EXERCISE OBJECTIVE:
Identify every line containing the word "with" and reproduce each one.
------------------------------
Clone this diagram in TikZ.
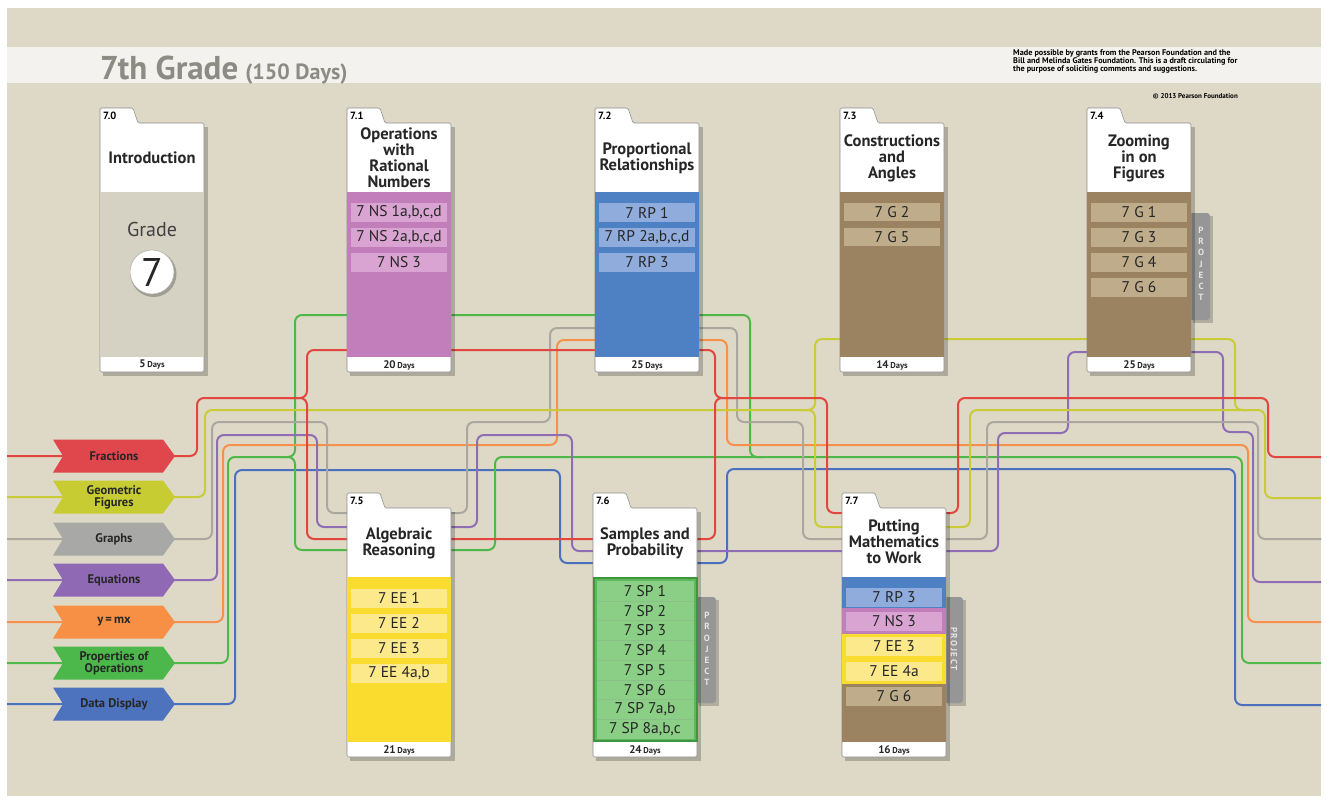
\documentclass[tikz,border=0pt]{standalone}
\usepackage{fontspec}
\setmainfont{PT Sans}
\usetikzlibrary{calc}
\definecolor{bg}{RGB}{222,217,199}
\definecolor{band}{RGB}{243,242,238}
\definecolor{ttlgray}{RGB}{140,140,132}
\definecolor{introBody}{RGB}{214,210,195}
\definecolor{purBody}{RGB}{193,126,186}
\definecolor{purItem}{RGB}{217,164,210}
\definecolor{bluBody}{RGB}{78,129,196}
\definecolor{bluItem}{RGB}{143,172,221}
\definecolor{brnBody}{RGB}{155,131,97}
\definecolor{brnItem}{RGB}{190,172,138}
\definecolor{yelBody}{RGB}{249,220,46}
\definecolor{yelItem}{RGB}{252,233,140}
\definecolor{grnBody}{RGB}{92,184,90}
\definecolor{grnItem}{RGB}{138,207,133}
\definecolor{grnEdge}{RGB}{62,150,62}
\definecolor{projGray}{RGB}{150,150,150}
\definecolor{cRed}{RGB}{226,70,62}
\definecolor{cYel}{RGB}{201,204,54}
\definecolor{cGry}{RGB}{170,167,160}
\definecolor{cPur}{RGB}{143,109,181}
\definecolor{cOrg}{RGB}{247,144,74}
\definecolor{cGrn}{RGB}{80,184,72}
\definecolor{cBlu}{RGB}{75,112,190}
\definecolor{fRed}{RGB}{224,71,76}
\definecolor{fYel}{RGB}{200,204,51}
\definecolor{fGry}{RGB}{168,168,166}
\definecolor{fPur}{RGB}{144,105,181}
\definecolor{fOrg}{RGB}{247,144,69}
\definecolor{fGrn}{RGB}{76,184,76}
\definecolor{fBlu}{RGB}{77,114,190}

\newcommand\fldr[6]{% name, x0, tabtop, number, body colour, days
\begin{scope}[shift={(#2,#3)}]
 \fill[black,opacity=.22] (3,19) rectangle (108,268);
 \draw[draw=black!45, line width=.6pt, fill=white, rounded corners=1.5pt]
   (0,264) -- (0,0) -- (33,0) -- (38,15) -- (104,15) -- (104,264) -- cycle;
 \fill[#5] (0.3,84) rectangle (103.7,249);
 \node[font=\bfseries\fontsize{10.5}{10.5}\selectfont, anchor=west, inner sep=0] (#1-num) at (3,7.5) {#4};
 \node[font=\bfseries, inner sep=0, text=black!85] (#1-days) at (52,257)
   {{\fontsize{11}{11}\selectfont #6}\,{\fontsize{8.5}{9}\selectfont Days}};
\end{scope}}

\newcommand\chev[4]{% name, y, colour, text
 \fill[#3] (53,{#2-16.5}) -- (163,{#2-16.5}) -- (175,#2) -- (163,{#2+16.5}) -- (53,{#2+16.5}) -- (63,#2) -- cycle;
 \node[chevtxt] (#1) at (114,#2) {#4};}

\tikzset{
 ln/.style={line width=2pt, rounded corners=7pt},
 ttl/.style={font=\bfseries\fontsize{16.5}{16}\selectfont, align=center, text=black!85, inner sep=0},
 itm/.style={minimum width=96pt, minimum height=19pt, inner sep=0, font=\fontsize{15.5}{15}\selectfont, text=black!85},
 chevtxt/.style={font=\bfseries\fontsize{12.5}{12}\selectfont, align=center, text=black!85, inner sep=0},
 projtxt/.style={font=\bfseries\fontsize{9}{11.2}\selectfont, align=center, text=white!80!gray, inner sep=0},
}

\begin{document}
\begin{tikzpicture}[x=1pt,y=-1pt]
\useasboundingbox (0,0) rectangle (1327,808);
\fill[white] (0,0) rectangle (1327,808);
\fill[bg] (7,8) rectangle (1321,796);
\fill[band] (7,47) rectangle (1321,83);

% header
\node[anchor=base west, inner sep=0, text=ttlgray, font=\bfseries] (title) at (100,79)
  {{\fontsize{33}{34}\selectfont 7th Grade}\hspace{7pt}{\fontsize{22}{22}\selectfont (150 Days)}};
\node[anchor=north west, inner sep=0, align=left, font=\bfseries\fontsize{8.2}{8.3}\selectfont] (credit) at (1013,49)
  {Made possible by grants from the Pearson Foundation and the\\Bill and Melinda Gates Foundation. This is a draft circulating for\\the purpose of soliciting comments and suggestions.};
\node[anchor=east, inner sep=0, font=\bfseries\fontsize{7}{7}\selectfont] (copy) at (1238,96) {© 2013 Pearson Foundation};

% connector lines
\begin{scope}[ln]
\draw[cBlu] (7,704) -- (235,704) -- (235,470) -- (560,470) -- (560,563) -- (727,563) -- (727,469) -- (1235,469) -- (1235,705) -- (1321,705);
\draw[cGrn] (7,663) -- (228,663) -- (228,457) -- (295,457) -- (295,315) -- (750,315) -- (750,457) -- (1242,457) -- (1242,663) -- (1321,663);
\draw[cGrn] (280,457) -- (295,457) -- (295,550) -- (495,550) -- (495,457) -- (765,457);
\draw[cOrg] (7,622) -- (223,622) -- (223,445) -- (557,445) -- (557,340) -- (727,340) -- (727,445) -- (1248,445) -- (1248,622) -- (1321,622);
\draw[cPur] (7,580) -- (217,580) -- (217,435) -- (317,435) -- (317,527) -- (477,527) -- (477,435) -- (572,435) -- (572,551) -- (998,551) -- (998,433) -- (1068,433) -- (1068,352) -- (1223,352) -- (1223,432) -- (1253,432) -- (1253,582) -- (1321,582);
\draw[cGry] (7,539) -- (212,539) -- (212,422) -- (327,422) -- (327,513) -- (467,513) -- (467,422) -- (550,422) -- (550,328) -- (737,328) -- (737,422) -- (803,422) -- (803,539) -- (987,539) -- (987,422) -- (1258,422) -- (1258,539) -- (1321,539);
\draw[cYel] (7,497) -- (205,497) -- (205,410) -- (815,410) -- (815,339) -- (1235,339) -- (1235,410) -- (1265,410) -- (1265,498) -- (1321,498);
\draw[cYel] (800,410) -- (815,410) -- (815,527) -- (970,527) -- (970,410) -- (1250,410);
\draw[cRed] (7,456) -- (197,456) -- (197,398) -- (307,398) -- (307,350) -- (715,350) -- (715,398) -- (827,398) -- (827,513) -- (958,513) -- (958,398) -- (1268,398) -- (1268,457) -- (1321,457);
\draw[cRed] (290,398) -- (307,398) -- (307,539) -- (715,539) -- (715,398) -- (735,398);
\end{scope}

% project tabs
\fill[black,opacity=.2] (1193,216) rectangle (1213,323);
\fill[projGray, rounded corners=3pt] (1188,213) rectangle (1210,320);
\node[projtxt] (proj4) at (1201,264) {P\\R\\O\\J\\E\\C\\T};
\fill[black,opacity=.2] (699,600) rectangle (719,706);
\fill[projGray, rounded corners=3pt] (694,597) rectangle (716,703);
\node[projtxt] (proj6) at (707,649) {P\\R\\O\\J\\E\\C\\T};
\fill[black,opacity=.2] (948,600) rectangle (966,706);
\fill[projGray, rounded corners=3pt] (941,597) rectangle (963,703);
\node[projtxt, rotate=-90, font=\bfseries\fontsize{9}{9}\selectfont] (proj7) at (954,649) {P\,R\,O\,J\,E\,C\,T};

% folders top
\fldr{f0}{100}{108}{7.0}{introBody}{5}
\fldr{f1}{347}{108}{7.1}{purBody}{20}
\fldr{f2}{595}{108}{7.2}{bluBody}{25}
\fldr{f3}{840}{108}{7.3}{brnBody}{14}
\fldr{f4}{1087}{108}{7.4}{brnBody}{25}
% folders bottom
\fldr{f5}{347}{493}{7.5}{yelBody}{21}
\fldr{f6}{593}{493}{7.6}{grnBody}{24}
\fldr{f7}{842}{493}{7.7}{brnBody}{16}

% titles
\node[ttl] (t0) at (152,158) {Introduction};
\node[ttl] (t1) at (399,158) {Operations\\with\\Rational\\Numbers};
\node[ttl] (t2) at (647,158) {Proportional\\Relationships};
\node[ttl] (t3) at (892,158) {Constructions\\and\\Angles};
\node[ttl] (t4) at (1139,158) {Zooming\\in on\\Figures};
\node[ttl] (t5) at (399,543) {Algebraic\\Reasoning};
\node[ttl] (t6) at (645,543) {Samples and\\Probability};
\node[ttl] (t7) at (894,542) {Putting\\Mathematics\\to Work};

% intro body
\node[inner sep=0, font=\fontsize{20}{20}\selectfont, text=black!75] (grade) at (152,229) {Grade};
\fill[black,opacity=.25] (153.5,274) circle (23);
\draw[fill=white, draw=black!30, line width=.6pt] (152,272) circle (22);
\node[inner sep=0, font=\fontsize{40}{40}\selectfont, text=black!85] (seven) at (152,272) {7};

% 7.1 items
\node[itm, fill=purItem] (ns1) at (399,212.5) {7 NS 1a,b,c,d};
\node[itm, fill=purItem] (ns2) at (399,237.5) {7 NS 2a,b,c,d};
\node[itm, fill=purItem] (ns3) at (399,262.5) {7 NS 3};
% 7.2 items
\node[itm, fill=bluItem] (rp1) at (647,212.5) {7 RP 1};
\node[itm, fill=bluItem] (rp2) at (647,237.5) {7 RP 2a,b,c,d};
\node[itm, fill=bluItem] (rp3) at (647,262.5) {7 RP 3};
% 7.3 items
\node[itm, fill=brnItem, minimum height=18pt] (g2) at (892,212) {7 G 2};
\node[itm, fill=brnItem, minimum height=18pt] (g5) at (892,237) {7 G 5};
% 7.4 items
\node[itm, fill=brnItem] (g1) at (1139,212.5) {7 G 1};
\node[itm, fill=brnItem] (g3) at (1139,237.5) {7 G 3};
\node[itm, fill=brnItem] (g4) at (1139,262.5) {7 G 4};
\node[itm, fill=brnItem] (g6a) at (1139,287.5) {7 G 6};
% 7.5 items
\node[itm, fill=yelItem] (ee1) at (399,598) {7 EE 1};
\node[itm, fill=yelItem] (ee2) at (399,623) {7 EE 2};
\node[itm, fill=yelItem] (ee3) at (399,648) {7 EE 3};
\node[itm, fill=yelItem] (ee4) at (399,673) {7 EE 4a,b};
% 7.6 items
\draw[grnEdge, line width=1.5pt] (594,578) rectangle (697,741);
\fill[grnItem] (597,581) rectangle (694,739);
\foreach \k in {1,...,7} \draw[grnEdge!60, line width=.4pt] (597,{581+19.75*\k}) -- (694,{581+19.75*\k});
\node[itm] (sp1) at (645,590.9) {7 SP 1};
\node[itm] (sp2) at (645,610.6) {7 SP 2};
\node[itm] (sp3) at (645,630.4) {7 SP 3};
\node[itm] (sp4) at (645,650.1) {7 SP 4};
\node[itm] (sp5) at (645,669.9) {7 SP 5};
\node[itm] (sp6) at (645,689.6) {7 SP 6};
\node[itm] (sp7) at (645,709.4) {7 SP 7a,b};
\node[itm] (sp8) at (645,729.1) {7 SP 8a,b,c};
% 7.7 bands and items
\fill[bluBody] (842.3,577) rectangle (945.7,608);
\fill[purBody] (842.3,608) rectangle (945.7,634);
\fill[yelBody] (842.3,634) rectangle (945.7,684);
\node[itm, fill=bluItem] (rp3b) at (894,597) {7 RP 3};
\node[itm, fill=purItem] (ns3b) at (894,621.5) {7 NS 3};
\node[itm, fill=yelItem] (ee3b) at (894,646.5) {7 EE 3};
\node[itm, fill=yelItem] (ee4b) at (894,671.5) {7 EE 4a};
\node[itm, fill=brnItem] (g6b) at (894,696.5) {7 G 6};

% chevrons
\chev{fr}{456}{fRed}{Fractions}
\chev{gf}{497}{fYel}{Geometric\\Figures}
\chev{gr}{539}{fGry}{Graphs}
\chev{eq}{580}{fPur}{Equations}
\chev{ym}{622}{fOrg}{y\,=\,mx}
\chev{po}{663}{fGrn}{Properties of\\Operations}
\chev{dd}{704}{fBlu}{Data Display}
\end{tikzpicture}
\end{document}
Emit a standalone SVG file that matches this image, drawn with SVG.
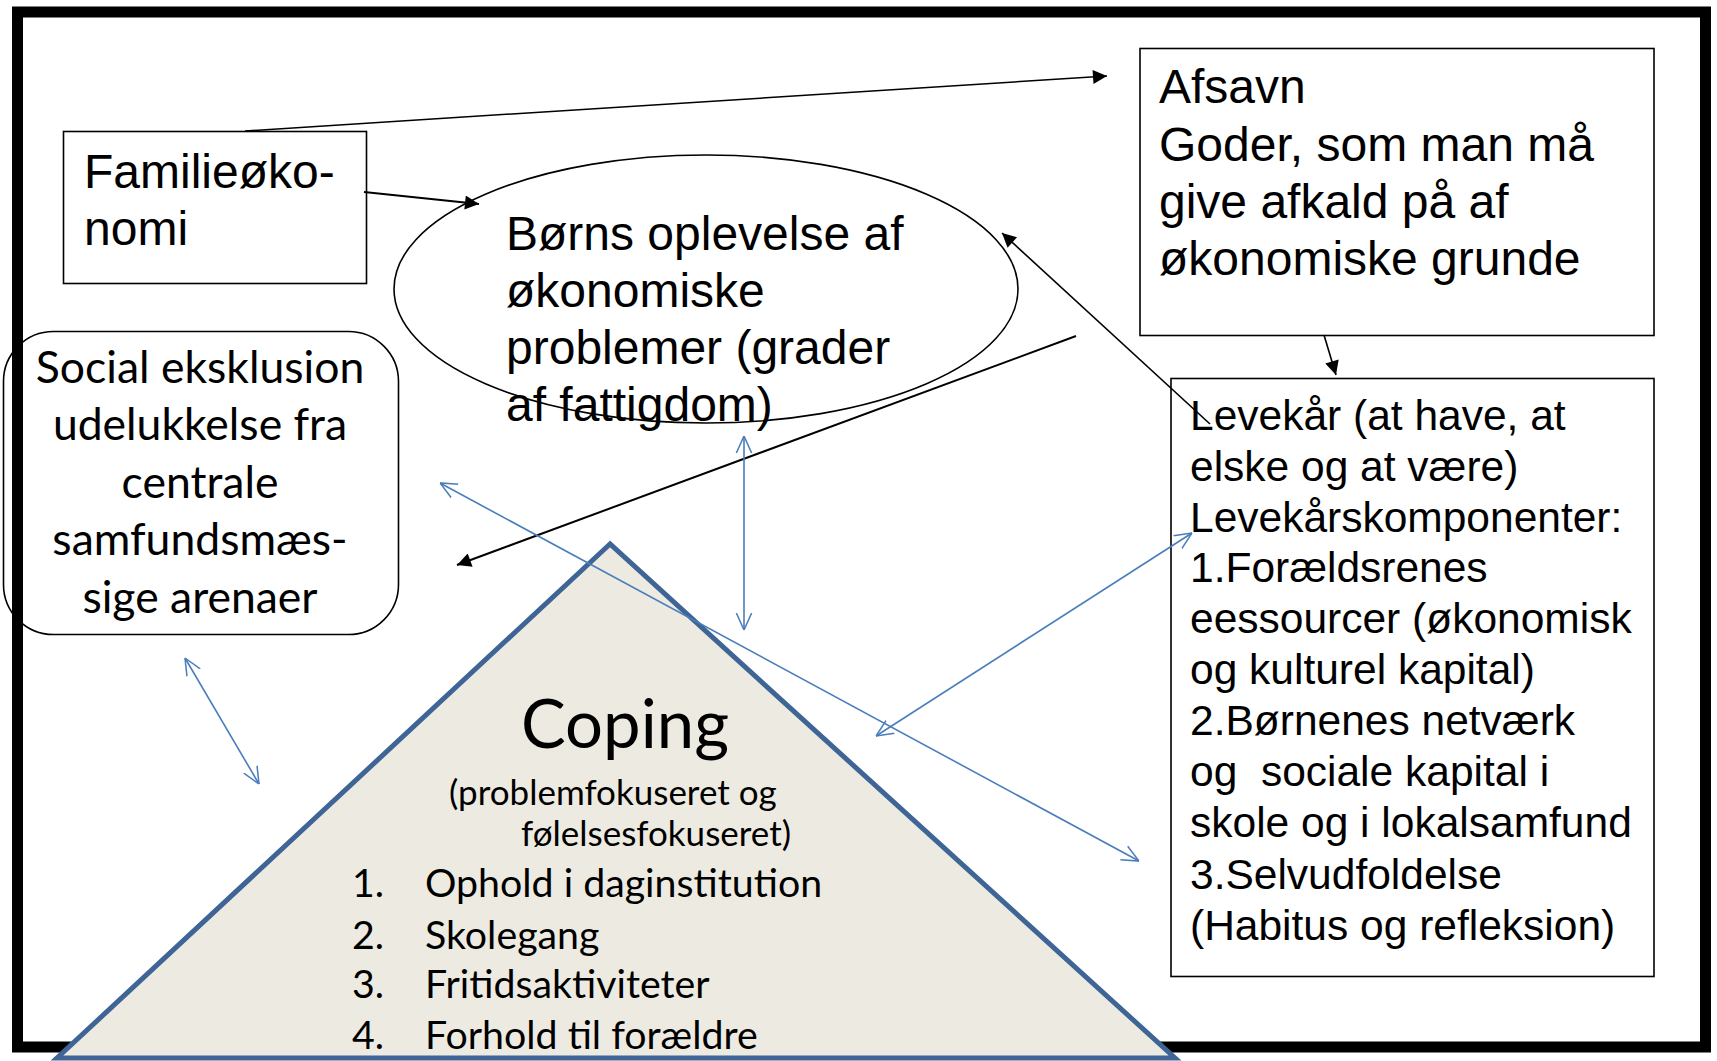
------------------------------
TASK RESPONSE:
\node[ttl] (t1) at (399,158) {Operations\\with\\Rational\\Numbers};
Emit a standalone SVG file that matches this image, drawn with SVG.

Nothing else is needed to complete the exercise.